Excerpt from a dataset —
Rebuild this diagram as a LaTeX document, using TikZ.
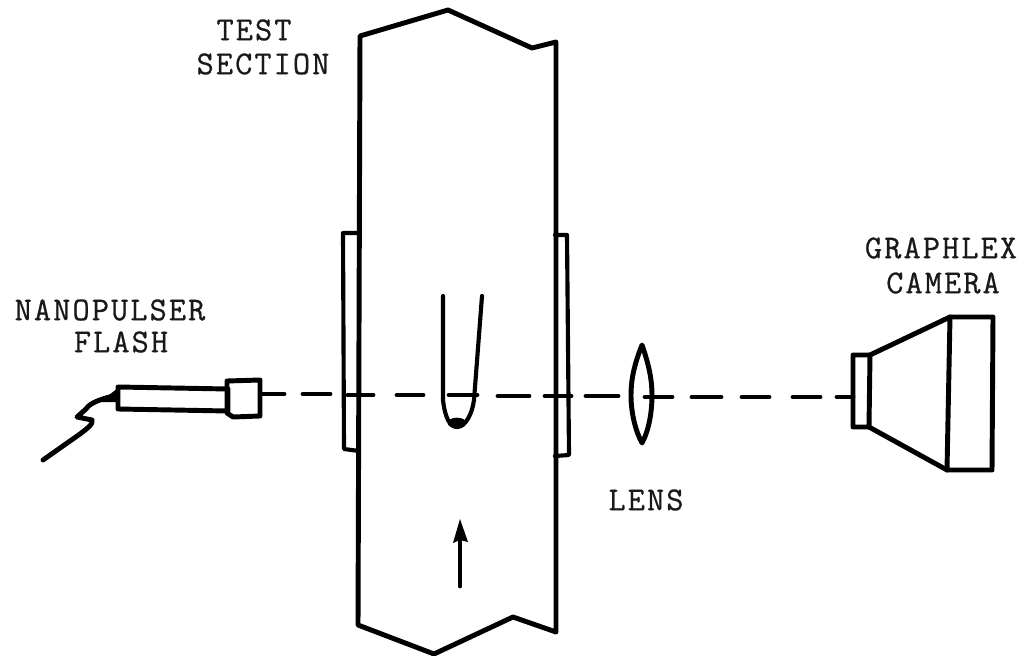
\documentclass[tikz,border=0pt]{standalone}
\usepackage{fontspec}
\newfontfamily\typewr{Latin Modern Mono}[LetterSpace=6.3,FakeBold=0.7]
\tikzset{
  ink/.style={line width=3.7pt,black,line join=round,line cap=round},
  thin ink/.style={ink,line width=3.1pt},
  beam/.style={ink,line width=3.7pt},
  lbl/.style={inner sep=0pt,align=center,text=black!90,font=\fontsize{25pt}{27pt}\typewr},
}
\begin{document}
\begin{tikzpicture}[x=0.75pt,y=-0.75pt]
\useasboundingbox[fill=white] (0,0) rectangle (1035,656);
% test section
\draw[ink] (360,36) -- (448,10) -- (532,48) -- (556,42) -- (556,632) -- (513,617) -- (434,654) -- (358,625) -- cycle;
% windows
\draw[thin ink] (359,233) -- (343,233) -- (344,449) -- (359,451);
\draw[thin ink] (555,235) -- (567,235) -- (569,455) -- (555,456);
% tube
\draw[thin ink] (443,296) -- (443,400) .. controls (445,418) and (450,427) .. (457,427) .. controls (465,427) and (472,415) .. (474,400) -- (482,296);
\fill (457,423) ellipse (7pt and 4pt);
% beam
\foreach \a/\b/\y in {263/284/394,303/330/394,348/373/395,397/423/395,449/477/395,498/529/396,545/571/396,586/618/396,645/672/397,692/721/397,742/769/397,793/820/397,837/853/397}
  \draw[beam] (\a,\y) -- (\b,\y);
% lens
\draw[ink] (642,345) .. controls (634,365) and (631,380) .. (631,395) .. controls (631,412) and (635,430) .. (642,443) .. controls (649,430) and (652,412) .. (652,395) .. controls (652,380) and (649,365) .. (642,345) -- cycle;
% flash
\draw[ink] (118,387) -- (228,389) -- (228,411) -- (118,409) -- cycle;
\draw[ink] (227,381) -- (260,380) -- (260,416) -- (233,417) -- (227,413) -- cycle;
\draw[ink] (117,395) .. controls (105,398) and (90,402) .. (86,409) -- (77,417) -- (92,420) .. controls (94,424) and (85,430) .. (80,434) -- (43,460);
\fill (118,388) -- (118,402) -- (100,402) -- cycle;
% camera
\draw[ink] (853,355) -- (870,355) -- (869,427) -- (853,427) -- cycle;
\draw[ink] (870,355) -- (950,317) -- (993,317) -- (992,470) -- (947,470) -- (869,427);
\draw[ink] (950,317) -- (947,470);
% flow arrow
\draw[ink] (460,586) -- (460,535);
\fill (460,519) -- (468,542) -- (460,540) -- (453,543) -- cycle;
% labels
\node[lbl] (test) at (254,30) {TEST};
\node[lbl] (section) at (263,64) {SECTION};
\node[lbl] (nano) at (110,310) {NANOPULSER};
\node[lbl] (flash) at (121,342) {FLASH};
\node[lbl] (graph) at (941,248) {GRAPHLEX};
\node[lbl] (cam) at (943,283) {CAMERA};
\node[lbl] (lens) at (646,500) {LENS};
\end{tikzpicture}
\end{document}
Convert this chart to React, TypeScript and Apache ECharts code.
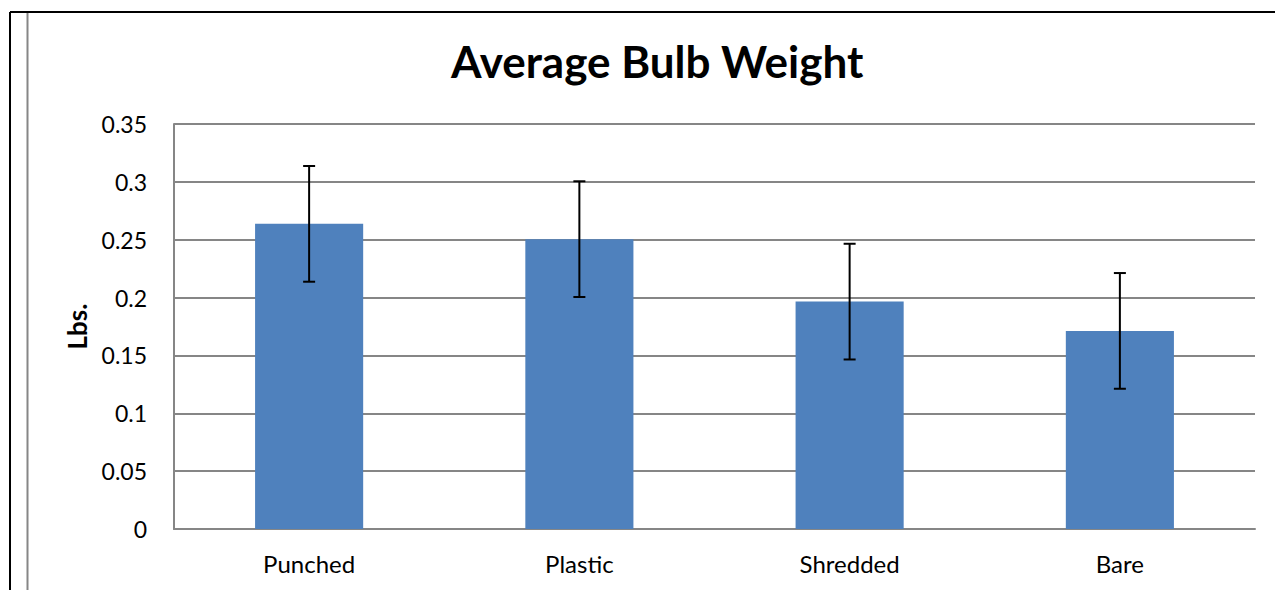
import React, { useEffect, useRef } from "react";
import * as echarts from "echarts";

const categories = ["Punched", "Plastic", "Shredded", "Bare"];
const values = [0.2637, 0.2505, 0.1965, 0.1712];
const errors = [0.05, 0.05, 0.05, 0.05];
const yTicks = { min: 0, max: 0.35, interval: 0.05 };

const FONT = "Lato";

export default function App() {
  const ref = useRef<HTMLDivElement>(null);
  useEffect(() => {
    document.body.style.margin = "0";
    const chart = echarts.init(ref.current!, null, { renderer: "svg" });
    const errData = values.map((v, i) => [i, v - errors[i], v + errors[i]]);
    chart.setOption({
      animation: false,
      backgroundColor: "#ffffff",
      title: {
        text: "Average Bulb Weight",
        left: 446,
        top: 34,
        textStyle: { fontFamily: FONT, fontWeight: "bold", fontSize: 44, color: "#000" },
      },
      grid: { left: 174, right: 20, top: 124, bottom: 61 },
      xAxis: {
        type: "category",
        data: categories,
        axisLine: { lineStyle: { color: "#868686", width: 2 } },
        axisTick: { show: false },
        axisLabel: { fontFamily: FONT, fontSize: 24, color: "#000", margin: 22 },
      },
      yAxis: {
        type: "value",
        min: yTicks.min,
        max: yTicks.max,
        interval: yTicks.interval,
        name: "Lbs.",
        nameLocation: "middle",
        nameRotate: 90,
        nameGap: 84,
        nameTextStyle: { fontFamily: FONT, fontWeight: "bold", fontSize: 26, color: "#000" },
        axisLine: { show: true, lineStyle: { color: "#868686", width: 2 } },
        axisTick: { show: false },
        splitLine: { lineStyle: { color: "#868686", width: 2 } },
        axisLabel: {
          fontFamily: FONT,
          fontSize: 23,
          color: "#000",
          margin: 27,
          formatter: (v: number) => String(parseFloat(v.toFixed(2))),
        },
      },
      series: [
        {
          type: "bar",
          data: values,
          barWidth: "40%",
          itemStyle: { color: "#4F81BD" },
        },
        {
          type: "custom",
          data: errData,
          z: 10,
          renderItem: (params: any, api: any) => {
            const x = api.value(0);
            const lo = api.coord([x, api.value(1)]);
            const hi = api.coord([x, api.value(2)]);
            const cap = 6;
            const style = { stroke: "#000", lineWidth: 2 };
            return {
              type: "group",
              children: [
                { type: "line", shape: { x1: lo[0], y1: lo[1], x2: hi[0], y2: hi[1] }, style },
                { type: "line", shape: { x1: lo[0] - cap, y1: lo[1], x2: lo[0] + cap, y2: lo[1] }, style },
                { type: "line", shape: { x1: hi[0] - cap, y1: hi[1], x2: hi[0] + cap, y2: hi[1] }, style },
              ],
            };
          },
        },
      ],
      graphic: [
        { type: "line", shape: { x1: 10, y1: 12, x2: 1275, y2: 12 }, style: { stroke: "#000", lineWidth: 2 } },
        { type: "line", shape: { x1: 10, y1: 12, x2: 10, y2: 590 }, style: { stroke: "#000", lineWidth: 2 } },
        { type: "line", shape: { x1: 27.5, y1: 13, x2: 27.5, y2: 590 }, style: { stroke: "#868686", lineWidth: 2 } },
      ],
    });
    return () => chart.dispose();
  }, []);
  return <div ref={ref} style={{ position: "fixed", left: 0, top: 0, width: 1275, height: 590 }} />;
}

What needs to be done —
Every record above should be written out again without change, except that the pictures are left out.

Output of the task —
Rebuild this diagram as a LaTeX document, using TikZ.
\documentclass[tikz,border=0pt]{standalone}
\usepackage{fontspec}
\newfontfamily\typewr{Latin Modern Mono}[LetterSpace=6.3,FakeBold=0.7]
\tikzset{
  ink/.style={line width=3.7pt,black,line join=round,line cap=round},
  thin ink/.style={ink,line width=3.1pt},
  beam/.style={ink,line width=3.7pt},
  lbl/.style={inner sep=0pt,align=center,text=black!90,font=\fontsize{25pt}{27pt}\typewr},
}
\begin{document}
\begin{tikzpicture}[x=0.75pt,y=-0.75pt]
\useasboundingbox[fill=white] (0,0) rectangle (1035,656);
% test section
\draw[ink] (360,36) -- (448,10) -- (532,48) -- (556,42) -- (556,632) -- (513,617) -- (434,654) -- (358,625) -- cycle;
% windows
\draw[thin ink] (359,233) -- (343,233) -- (344,449) -- (359,451);
\draw[thin ink] (555,235) -- (567,235) -- (569,455) -- (555,456);
% tube
\draw[thin ink] (443,296) -- (443,400) .. controls (445,418) and (450,427) .. (457,427) .. controls (465,427) and (472,415) .. (474,400) -- (482,296);
\fill (457,423) ellipse (7pt and 4pt);
% beam
\foreach \a/\b/\y in {263/284/394,303/330/394,348/373/395,397/423/395,449/477/395,498/529/396,545/571/396,586/618/396,645/672/397,692/721/397,742/769/397,793/820/397,837/853/397}
  \draw[beam] (\a,\y) -- (\b,\y);
% lens
\draw[ink] (642,345) .. controls (634,365) and (631,380) .. (631,395) .. controls (631,412) and (635,430) .. (642,443) .. controls (649,430) and (652,412) .. (652,395) .. controls (652,380) and (649,365) .. (642,345) -- cycle;
% flash
\draw[ink] (118,387) -- (228,389) -- (228,411) -- (118,409) -- cycle;
\draw[ink] (227,381) -- (260,380) -- (260,416) -- (233,417) -- (227,413) -- cycle;
\draw[ink] (117,395) .. controls (105,398) and (90,402) .. (86,409) -- (77,417) -- (92,420) .. controls (94,424) and (85,430) .. (80,434) -- (43,460);
\fill (118,388) -- (118,402) -- (100,402) -- cycle;
% camera
\draw[ink] (853,355) -- (870,355) -- (869,427) -- (853,427) -- cycle;
\draw[ink] (870,355) -- (950,317) -- (993,317) -- (992,470) -- (947,470) -- (869,427);
\draw[ink] (950,317) -- (947,470);
% flow arrow
\draw[ink] (460,586) -- (460,535);
\fill (460,519) -- (468,542) -- (460,540) -- (453,543) -- cycle;
% labels
\node[lbl] (test) at (254,30) {TEST};
\node[lbl] (section) at (263,64) {SECTION};
\node[lbl] (nano) at (110,310) {NANOPULSER};
\node[lbl] (flash) at (121,342) {FLASH};
\node[lbl] (graph) at (941,248) {GRAPHLEX};
\node[lbl] (cam) at (943,283) {CAMERA};
\node[lbl] (lens) at (646,500) {LENS};
\end{tikzpicture}
\end{document}
Convert this chart to React, TypeScript and Apache ECharts code.
import React, { useEffect, useRef } from "react";
import * as echarts from "echarts";

const categories = ["Punched", "Plastic", "Shredded", "Bare"];
const values = [0.2637, 0.2505, 0.1965, 0.1712];
const errors = [0.05, 0.05, 0.05, 0.05];
const yTicks = { min: 0, max: 0.35, interval: 0.05 };

const FONT = "Lato";

export default function App() {
  const ref = useRef<HTMLDivElement>(null);
  useEffect(() => {
    document.body.style.margin = "0";
    const chart = echarts.init(ref.current!, null, { renderer: "svg" });
    const errData = values.map((v, i) => [i, v - errors[i], v + errors[i]]);
    chart.setOption({
      animation: false,
      backgroundColor: "#ffffff",
      title: {
        text: "Average Bulb Weight",
        left: 446,
        top: 34,
        textStyle: { fontFamily: FONT, fontWeight: "bold", fontSize: 44, color: "#000" },
      },
      grid: { left: 174, right: 20, top: 124, bottom: 61 },
      xAxis: {
        type: "category",
        data: categories,
        axisLine: { lineStyle: { color: "#868686", width: 2 } },
        axisTick: { show: false },
        axisLabel: { fontFamily: FONT, fontSize: 24, color: "#000", margin: 22 },
      },
      yAxis: {
        type: "value",
        min: yTicks.min,
        max: yTicks.max,
        interval: yTicks.interval,
        name: "Lbs.",
        nameLocation: "middle",
        nameRotate: 90,
        nameGap: 84,
        nameTextStyle: { fontFamily: FONT, fontWeight: "bold", fontSize: 26, color: "#000" },
        axisLine: { show: true, lineStyle: { color: "#868686", width: 2 } },
        axisTick: { show: false },
        splitLine: { lineStyle: { color: "#868686", width: 2 } },
        axisLabel: {
          fontFamily: FONT,
          fontSize: 23,
          color: "#000",
          margin: 27,
          formatter: (v: number) => String(parseFloat(v.toFixed(2))),
        },
      },
      series: [
        {
          type: "bar",
          data: values,
          barWidth: "40%",
          itemStyle: { color: "#4F81BD" },
        },
        {
          type: "custom",
          data: errData,
          z: 10,
          renderItem: (params: any, api: any) => {
            const x = api.value(0);
            const lo = api.coord([x, api.value(1)]);
            const hi = api.coord([x, api.value(2)]);
            const cap = 6;
            const style = { stroke: "#000", lineWidth: 2 };
            return {
              type: "group",
              children: [
                { type: "line", shape: { x1: lo[0], y1: lo[1], x2: hi[0], y2: hi[1] }, style },
                { type: "line", shape: { x1: lo[0] - cap, y1: lo[1], x2: lo[0] + cap, y2: lo[1] }, style },
                { type: "line", shape: { x1: hi[0] - cap, y1: hi[1], x2: hi[0] + cap, y2: hi[1] }, style },
              ],
            };
          },
        },
      ],
      graphic: [
        { type: "line", shape: { x1: 10, y1: 12, x2: 1275, y2: 12 }, style: { stroke: "#000", lineWidth: 2 } },
        { type: "line", shape: { x1: 10, y1: 12, x2: 10, y2: 590 }, style: { stroke: "#000", lineWidth: 2 } },
        { type: "line", shape: { x1: 27.5, y1: 13, x2: 27.5, y2: 590 }, style: { stroke: "#868686", lineWidth: 2 } },
      ],
    });
    return () => chart.dispose();
  }, []);
  return <div ref={ref} style={{ position: "fixed", left: 0, top: 0, width: 1275, height: 590 }} />;
}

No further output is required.